● **WHAT IS ASKED**: Copy out every line in which the string "matplotlib" occurs.

● **DATASET SECTION**:
-------
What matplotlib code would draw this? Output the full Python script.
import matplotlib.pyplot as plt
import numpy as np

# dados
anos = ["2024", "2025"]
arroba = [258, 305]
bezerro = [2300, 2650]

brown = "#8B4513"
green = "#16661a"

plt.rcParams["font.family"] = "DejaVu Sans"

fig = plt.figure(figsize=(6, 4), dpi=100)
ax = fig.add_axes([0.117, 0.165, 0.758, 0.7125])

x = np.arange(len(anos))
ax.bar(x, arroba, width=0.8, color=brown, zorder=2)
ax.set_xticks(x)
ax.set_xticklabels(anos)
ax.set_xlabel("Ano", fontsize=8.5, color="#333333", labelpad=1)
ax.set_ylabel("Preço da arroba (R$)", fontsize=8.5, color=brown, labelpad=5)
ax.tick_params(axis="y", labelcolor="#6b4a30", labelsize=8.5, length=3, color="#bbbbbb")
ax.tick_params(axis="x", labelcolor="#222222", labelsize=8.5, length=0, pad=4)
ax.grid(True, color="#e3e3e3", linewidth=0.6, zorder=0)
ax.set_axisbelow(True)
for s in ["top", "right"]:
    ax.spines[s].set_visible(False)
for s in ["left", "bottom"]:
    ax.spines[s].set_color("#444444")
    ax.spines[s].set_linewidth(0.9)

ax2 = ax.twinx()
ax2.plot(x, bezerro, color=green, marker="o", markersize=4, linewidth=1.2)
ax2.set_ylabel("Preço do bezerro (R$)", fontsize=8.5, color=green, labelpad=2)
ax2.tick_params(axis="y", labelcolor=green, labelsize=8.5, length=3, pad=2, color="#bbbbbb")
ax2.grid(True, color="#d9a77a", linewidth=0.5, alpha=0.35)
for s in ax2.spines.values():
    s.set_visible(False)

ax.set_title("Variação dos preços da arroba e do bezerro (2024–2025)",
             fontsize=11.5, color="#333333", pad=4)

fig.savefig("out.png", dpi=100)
-------
● **TASK SOLUTION**:
What matplotlib code would draw this? Output the full Python script.
import matplotlib.pyplot as plt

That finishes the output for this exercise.